MGM rejects every dispute of mine automatically, without reviewing. This forces me to risk an actual copyright strike by appealing it. But at that point, they’ve always backed down.

There’s another company in Europe, GRUPA BB MEDIA Ltd, that handles international licenses for some American movies. They don’t understand fair-use law, so I’ve had to call them out on it and basically give them an education.

It’s important to realize that you can still defend trailer footage as fair use. I’ve done it probably a thousand times. But it will almost always trigger Content ID match claims, which forces you to go through the dispute and appeal process to defend your content.

How do you successfully contest these claims? What’s the basis upon which you contest them?

When you get the copyright notice from YouTube, the next step is to file a dispute – it only takes about a minute and it’s really simple and easy.

But here’s the thing – when you do this, you have to check a box that’s next to bold, intimidating, scary looking letters that say,” I understand that filing fraudulent disputes may result in a termination of my YouTube account.”

This is the point where a lot of YouTubers get scared and back down without defending themselves against what I think of as the content bullies. If you’re in the right and you know you’re in the right, you need to file your dispute. Don’t let these big companies steal your money or your hard work.

The weird part is, movie reviews – at least positive ones – HELP the studios to sell movie tickets. Yet their automatic systems are continually telling us to stop, and so we have to continually tell YouTube that what we’re doing is 100% legal.
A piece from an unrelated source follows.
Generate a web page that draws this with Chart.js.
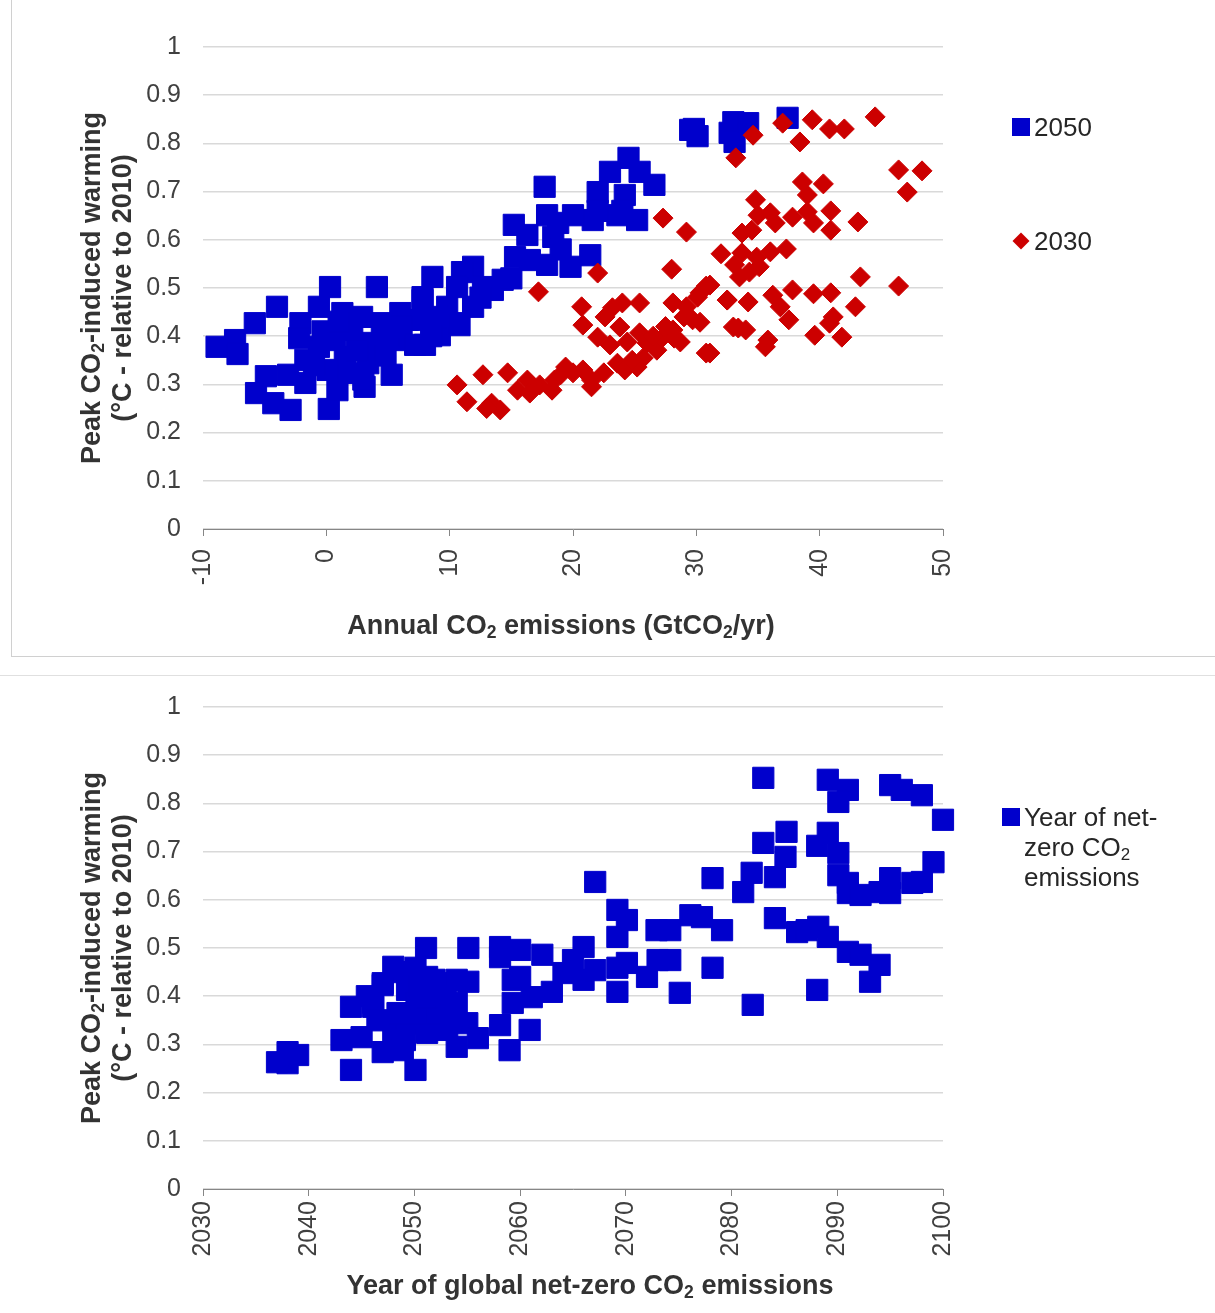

So, when you get to that scary, bold sentence about fraudulent disputes, and you know you’re in the right, just click the box that says, “I am sure that my video meets the legal requirements for fair use and I want to dispute the claim.”

What do you do after you tick that box?

Next, you click “continue,” and on the next page I copy and paste my “fair use defense,” sometimes slightly modified for the particular case.
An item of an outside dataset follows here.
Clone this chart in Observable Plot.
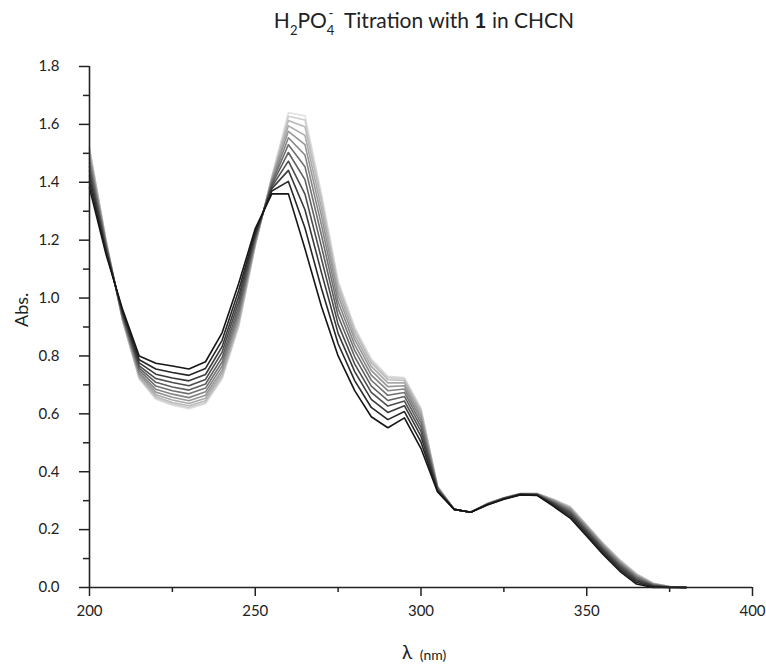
<!DOCTYPE html>
<html>
<head>
<meta charset="utf-8">
<script src="https://cdn.jsdelivr.net/npm/d3@7"></script>
<script src="https://cdn.jsdelivr.net/npm/@observablehq/plot@0.6"></script>
<style>
  html, body { margin: 0; padding: 0; background: #fff; }
  #wrap { width: 766px; height: 667px; position: relative; font-family: Lato, "Open Sans", sans-serif; color: #222; }
  #title { height: 45px; width: 766px; position: relative; }
  #title .t { position: absolute; left: 424px; top: 7px; transform: translateX(-50%); font-size: 21px; white-space: nowrap; }
  .sub { font-size: 13px; position: relative; top: 7px; }
  .sup { font-size: 13px; position: relative; top: -10px; margin-left: -6px; margin-right: 6px; }
</style>
</head>
<body>
<div id="wrap">
  <div id="title"><div class="t">H<span class="sub">2</span>PO<span class="sub">4</span><span class="sup">-</span> Titration with <b>1</b> in CHCN</div></div>
  <div id="chart"></div>
</div>
<script>
// Wavelengths (nm)
const wavelengths = [200,205,210,215,220,225,230,235,240,245,250,255,260,265,270,275,280,285,290,295,300,305,310,315,320,325,330,335,340,345,350,355,360,365,370,375,380];

// Absorbance spectra, first (darkest, no anion) to last (lightest, saturated)
const abs0  = [1.38,1.15,0.96,0.80,0.775,0.765,0.755,0.78,0.88,1.05,1.24,1.36,1.36,1.17,0.97,0.80,0.68,0.59,0.552,0.586,0.48,0.33,0.27,0.26,0.285,0.305,0.32,0.318,0.28,0.24,0.177,0.113,0.056,0.012,0,0,0];
const abs1  = [1.402,1.158,0.954,0.787,0.755,0.743,0.733,0.757,0.854,1.026,1.23,1.37,1.403,1.242,1.032,0.842,0.715,0.622,0.58,0.608,0.502,0.333,0.27,0.26,0.286,0.306,0.321,0.319,0.284,0.246,0.183,0.119,0.062,0.018,0.002,0,0];
const abs2  = [1.422,1.165,0.948,0.776,0.737,0.724,0.714,0.736,0.832,1.005,1.222,1.378,1.441,1.305,1.087,0.878,0.746,0.65,0.605,0.628,0.522,0.336,0.27,0.26,0.287,0.307,0.322,0.32,0.288,0.252,0.189,0.125,0.068,0.023,0.005,0.001,0];
const abs3  = [1.439,1.171,0.943,0.766,0.722,0.708,0.697,0.719,0.813,0.987,1.215,1.385,1.473,1.359,1.134,0.909,0.772,0.674,0.627,0.644,0.539,0.338,0.27,0.26,0.287,0.307,0.322,0.321,0.291,0.257,0.194,0.13,0.073,0.027,0.006,0.001,0];
const abs4  = [1.454,1.177,0.939,0.758,0.709,0.693,0.682,0.703,0.795,0.97,1.208,1.392,1.503,1.409,1.177,0.938,0.797,0.696,0.646,0.66,0.554,0.341,0.27,0.26,0.288,0.308,0.323,0.322,0.293,0.261,0.198,0.134,0.077,0.031,0.008,0.002,0];
const abs5  = [1.468,1.182,0.935,0.75,0.696,0.68,0.669,0.689,0.779,0.955,1.202,1.398,1.53,1.454,1.216,0.964,0.819,0.716,0.664,0.674,0.568,0.343,0.27,0.26,0.288,0.308,0.323,0.322,0.296,0.265,0.202,0.138,0.081,0.035,0.009,0.002,0];
const abs6  = [1.481,1.186,0.931,0.742,0.685,0.668,0.656,0.676,0.765,0.942,1.197,1.403,1.554,1.494,1.251,0.987,0.838,0.734,0.68,0.686,0.581,0.344,0.27,0.26,0.289,0.309,0.324,0.323,0.298,0.269,0.206,0.142,0.085,0.038,0.011,0.002,0];
const abs7  = [1.492,1.19,0.928,0.736,0.675,0.657,0.645,0.664,0.752,0.93,1.192,1.408,1.576,1.53,1.282,1.008,0.856,0.75,0.694,0.697,0.592,0.346,0.27,0.26,0.289,0.309,0.324,0.324,0.30,0.272,0.209,0.145,0.088,0.041,0.012,0.002,0];
const abs8  = [1.502,1.194,0.925,0.73,0.666,0.648,0.636,0.654,0.741,0.919,1.188,1.412,1.595,1.562,1.309,1.026,0.871,0.764,0.707,0.707,0.602,0.347,0.27,0.26,0.289,0.309,0.324,0.324,0.302,0.275,0.212,0.148,0.091,0.043,0.013,0.003,0];
const abs9  = [1.51,1.197,0.923,0.726,0.659,0.639,0.628,0.645,0.731,0.91,1.184,1.416,1.613,1.592,1.333,1.042,0.885,0.776,0.718,0.715,0.61,0.349,0.27,0.26,0.29,0.31,0.325,0.325,0.303,0.277,0.214,0.15,0.093,0.045,0.014,0.003,0];
const abs10 = [1.516,1.199,0.921,0.722,0.654,0.634,0.622,0.639,0.725,0.904,1.182,1.418,1.628,1.615,1.348,1.052,0.893,0.784,0.725,0.721,0.616,0.349,0.27,0.26,0.29,0.31,0.325,0.325,0.304,0.279,0.216,0.152,0.095,0.047,0.015,0.003,0];
const abs11 = [1.52,1.20,0.92,0.72,0.65,0.63,0.618,0.635,0.72,0.90,1.18,1.42,1.64,1.63,1.36,1.06,0.90,0.79,0.73,0.725,0.62,0.35,0.27,0.26,0.29,0.31,0.325,0.325,0.305,0.28,0.217,0.153,0.096,0.048,0.015,0.003,0];

// Axis ticks
const xTicks = [200,250,300,350,400];
const xMinorTicks = [225,275,325,375];
const yTicks = [0,0.2,0.4,0.6,0.8,1.0,1.2,1.4,1.6,1.8];
const yMinorTicks = [0.1,0.3,0.5,0.7,0.9,1.1,1.3,1.5,1.7];

const curves = [abs0,abs1,abs2,abs3,abs4,abs5,abs6,abs7,abs8,abs9,abs10,abs11];
const rows = [];
for (let i = curves.length - 1; i >= 0; i--) {
  curves[i].forEach((v, j) => rows.push({lambda: wavelengths[j], abs: v, step: i}));
}

const axisStyle = {stroke: "#222", strokeWidth: 1.5};
const chart = Plot.plot({
  width: 766,
  height: 622,
  marginLeft: 89,
  marginRight: 14,
  marginTop: 21,
  marginBottom: 80,
  x: {domain: [200, 400]},
  y: {domain: [0, 1.8]},
  color: {type: "linear", domain: [0, curves.length - 1], range: ["#151515", "#e0e0e0"]},
  style: {fontFamily: "Lato, 'Open Sans', sans-serif", fontSize: "15px", color: "#222", background: "#fff"},
  marks: [
    Plot.line(rows, {x: "lambda", y: "abs", z: "step", stroke: "step", strokeWidth: 1.6}),
    Plot.ruleX([200], {stroke: "#222", strokeWidth: 1.6}),
    Plot.ruleY([0], {stroke: "#222", strokeWidth: 1.6}),
    Plot.axisY(yTicks, {tickSize: 10, tickPadding: 20, tickFormat: d => d.toFixed(1), label: null, ...axisStyle}),
    Plot.axisY(yMinorTicks, {tickSize: 6, tickFormat: () => "", label: null, ...axisStyle}),
    Plot.axisX(xTicks, {tickSize: 9, tickPadding: 9, tickFormat: d => String(d), label: null, ...axisStyle}),
    Plot.axisX(xMinorTicks, {tickSize: 5, tickFormat: () => "", label: null, ...axisStyle}),
    Plot.text(["Abs."], {frameAnchor: "left", dx: -67, rotate: -90, fontSize: 18, fill: "#222"}),
    Plot.text(["λ"], {frameAnchor: "bottom", dx: -14, dy: 71, fontSize: 19, fill: "#222"}),
    Plot.text(["(nm)"], {frameAnchor: "bottom", dx: 12, dy: 72, fontSize: 14, fill: "#222"})
  ]
});
document.getElementById("chart").appendChild(chart);
</script>
</body>
</html>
I can’t tell you what to write here, because what you fill in will depend on what’s in question – a song? A video? Something you have a license to? Or simply a short video clip?

You can find plenty of examples online for how to defend your particular case. Tailor your defense to what’s appropriate for the claim. And save that defense, because you will likely be able to use almost the exact defense the next time one of your videos is disputed.

After you do that, type in your digital signature and click “continue.”

Now you’re on a confirmation page. Click “Submit” and “Ok” and you’re done.

It’s that simple.

Can claims lead to termination of my channel?

Absolutely not. I’ve routinely carried dozens at a time. You might stand accused, but according to YouTube, you are still innocent until proven guilty, and if you’re not guilty, then you have nothing to worry about.

How much time does it take for each dispute?

About 1 minute for each. That takes care of about 60-70% of them. The rest get denied at the dispute level, necessitating an appeal, which takes another minute or two.

Over the course of 10 years, I’ve probably spent 24 hours total on these things. Generally, I just set aside a half-hour each week to stay on top of them, and that’s plenty.

Is there a lot of misinformation about YouTube’s copyright laws?

Yes, I think so, because blaming YouTube for a “broken system” is easier than admitting it works remarkably consistently on millions of videos every day.

Also, a lot of people confuse “receiving a match claim” with something far more serious, like an actual strike – which would require losing both the dispute and appeal.

Any last words of advice?

If you’re using something like a song for your background video music, make sure you’ve got permission. And keep good records of that permission, too.

If you’re using just a few seconds – basically sampling someone else’s video and giving attribution to the original creator, you should be fine. Mind you, I’m not a lawyer. But ten years on YouTube does show that the system – however scary to a newcomer – works.

Never be intimidated by a big company. They send out those notices automatically because the computer program flagged something in your video. You just have to respond appropriately, and you’ll be fine.

Study up on YouTube’s Content ID Match so you know how it works. It’s best to be informed, so when you get your first dispute, it doesn’t scare you into deleting your video.

I knew one guy who was so terrified to receive a dispute, he deleted his entire channel. Don’t be that guy.